Self discovery : Figure out what you want in life
Once I attended an interesting workshop. The conductor of the workshop asked us a question. She asked, if we were given an option to be a bird or animal, what would we want to be, and why. She gave us ten minutes to think about it and write it down on a piece of paper. It was something that really set everyone thinking, it was a strange question, it was not like which bird or animal we like, but it was different, it was me as a bird or animal that made us think. Different people came with different responses, some wanted to be a lion for the power and strength it had, some wanted to be a geese for the freedom it enjoyed and the symmetry with which they flew along with the rest, in absolute harmony with their community. Everyone spoke what they wanted to be and why, and it was a good entertaining session.

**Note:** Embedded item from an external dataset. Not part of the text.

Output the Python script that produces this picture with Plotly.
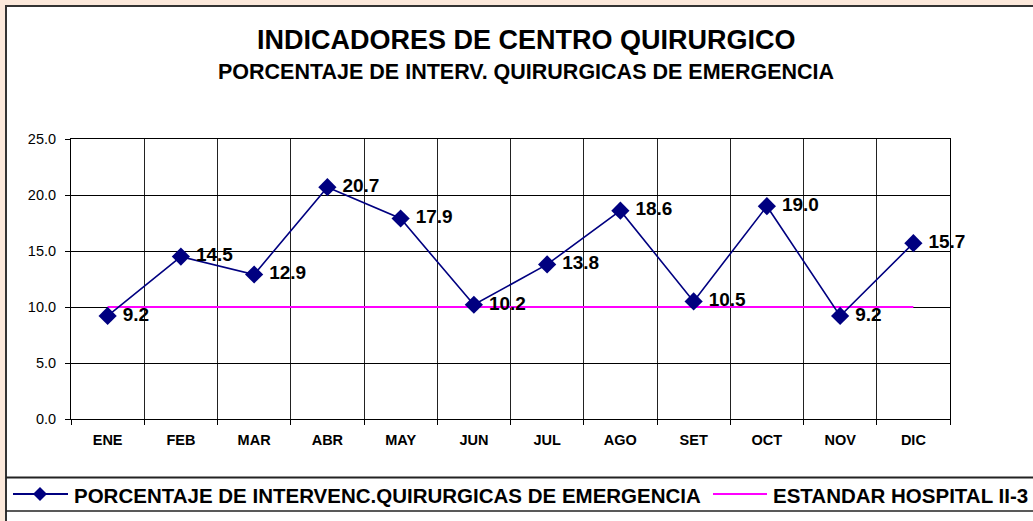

But the exercise was not meant for entertainment purpose, it was meant to take us towards self discovery . She asked wether the reasons we gave as to why we wanted be a particular bird or animal actually the things we wanted in life. It is was right, everyone nodded their heads, some wanted power and strength and hence saw themselves as lions. It was an enlightening experience, an insight I never had experienced before. This is something I would suggest everyone to do on their own to find out afterall what we want to be in our lives. And once we find our answers we can start on the next exercise of how we can achieve what we aspire for. What are
the things that we need to do, what should be our long term goals.

Goal setting : Set goals which lead you to what you want in life
1. Set long term goals first. Your long term goals should guide your short term goals.
2. Goals should be mutually workable. See to it that the goals don’t work against each other, as it will not help either of the two goals. Prioritise goals in order of importance, work accordingly.
3. Correct goal setting is important, one should not undermine the importance of well crafted goals. They will help you all along your journey till you achieve your goal. Try and set SMART goals where each letter of the acronym SMART stands for in the order of the letters as, Specific, Measurable, Attainable, Realistic and Timebound.

Plan your actions : Make plans of how you will achieve your goals
After setting goals, you have to figure out what all you need to do to achieve your goal, the action plans which you will implement to achieve your goal. Identifying only your goal and not putting a plan in place is undoing the good work of setting your goal. Goal setting answers the ‘What I want’ part of the question, Action planning answers the ‘how I will achieve it’. Both, goal setting and action planning are equally important.

Work your plans and track your progress : Keep your eyes open to see if you are going where you planned. Deciding what you want and putting a plan in place is one thing, implementing it is another. People set certain things as goals, because they are not trivial for them, and would require some effort in planning and working on them. What you need now is discipline, determination and persistence. Measure your progress all along till you achieve your goal. Plot graphs if required, engage with your goal by revisiting it, thinking about it, writing about your experience. These will help to reaffirm what you are upto and re-energise and keep the momentum going. If you don’t spend some time thinking about the goals each day, you will soon lose the focus required to achieve the goal.

Following a process is better than not following any, it atleast rules out failure to achieve goals on some counts, and that is a good enough reason to begin with and have a process in place.